Introduction: Mistakes aren’t an unwanted outcome of the creative process, they are integral; a vital part of making. In this session we learn how to develop our working memory so that we might understand the creative process of action, mistakes and action better.
Notes for Teachers
- To enhance and improve our working memory.
- To learn how to embrace mistake making as part of the creative process of drawing.
Suitable for 7-16 years.
The activity takes approximately one hour.
National Curriculum Targets: Art & Design
Key Stage 2 and 3: Pupils should be taught to record their observations and use them to review and revisit ideas and to improve their mastery of art and design techniques, including drawing.
National Curriculum Targets: Science
To develop an understanding of the nature, processes and methods of science through different types of science enquiries that help them to answer scientific questions about the world around them.
Key Stage 2: They should begin to recognise that scientific ideas change and develop over time.
Key Stage 3: Pupils should understand that science is about working objectively, modifying explanations to take account of new evidence and ideas and subjecting results to peer review.
KS3 Scientific attitudes: Understand that scientific methods and theories develop as earlier explanations are modified to take account of new evidence and ideas.
KS3 Experimental skills and investigations: Make and record observations and measurements using a range of methods for different investigations; and evaluate the reliability of methods and suggest possible improvements.

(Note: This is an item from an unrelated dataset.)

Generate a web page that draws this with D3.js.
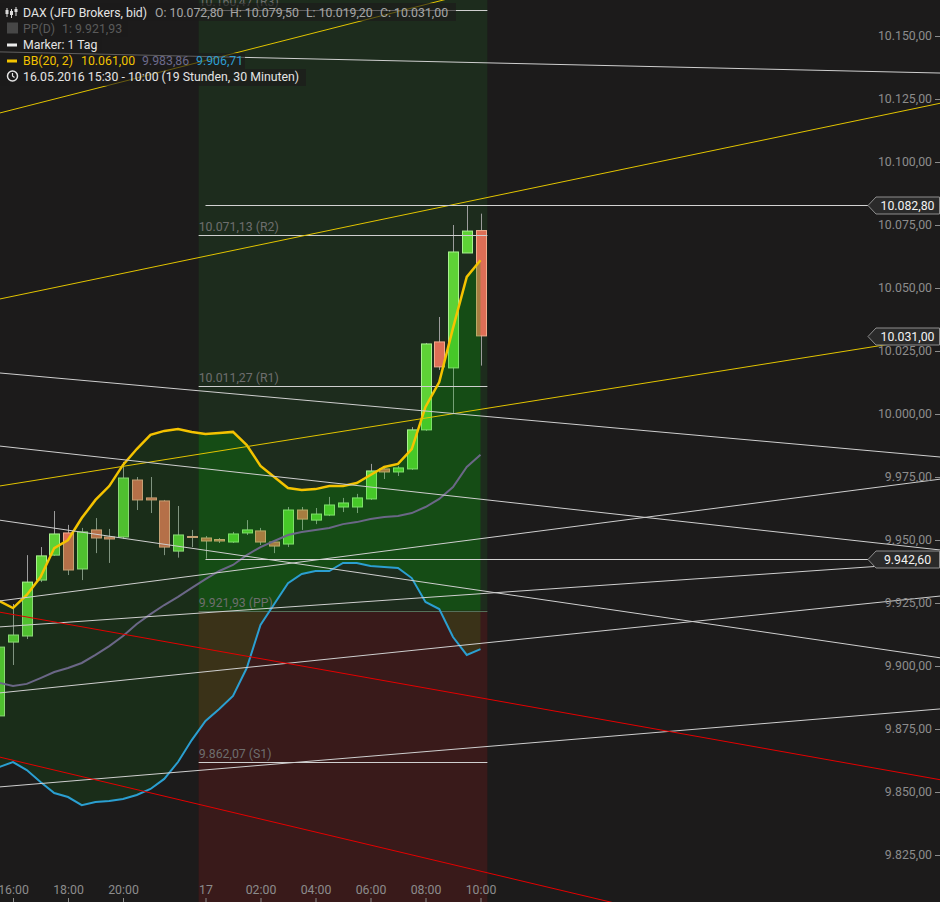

Key Stage 4: Experimental skills and strategies: Making and recording observations and measurements using a range of apparatus and methods. Evaluating methods and suggesting possible improvements and further investigations.
Working scientifically might be embedded by substituting the subject matter of the exercise for something within the content of biology, chemistry and physics, such as cell structure, anatomical features or chemical bonds.
Things You'll Need
A4 paper, pencils, subject sources.
Extending The Lesson
Making the source image more complex should result in an increase in challenge.
Supporting The Lesson
Simplifying the source image will make the exercise easier.
Look for accuracy of information recorded and remembered, rather than the skill of execution.
Henry Moore used this technique to draw, especially his air raid shelter drawings.
You might also look at the scientific drawings of Santiago Ramon y Cajal and use these as the subject matter for the exercise.
How might we adapt this exercise in other subject areas to help us remember key visual information?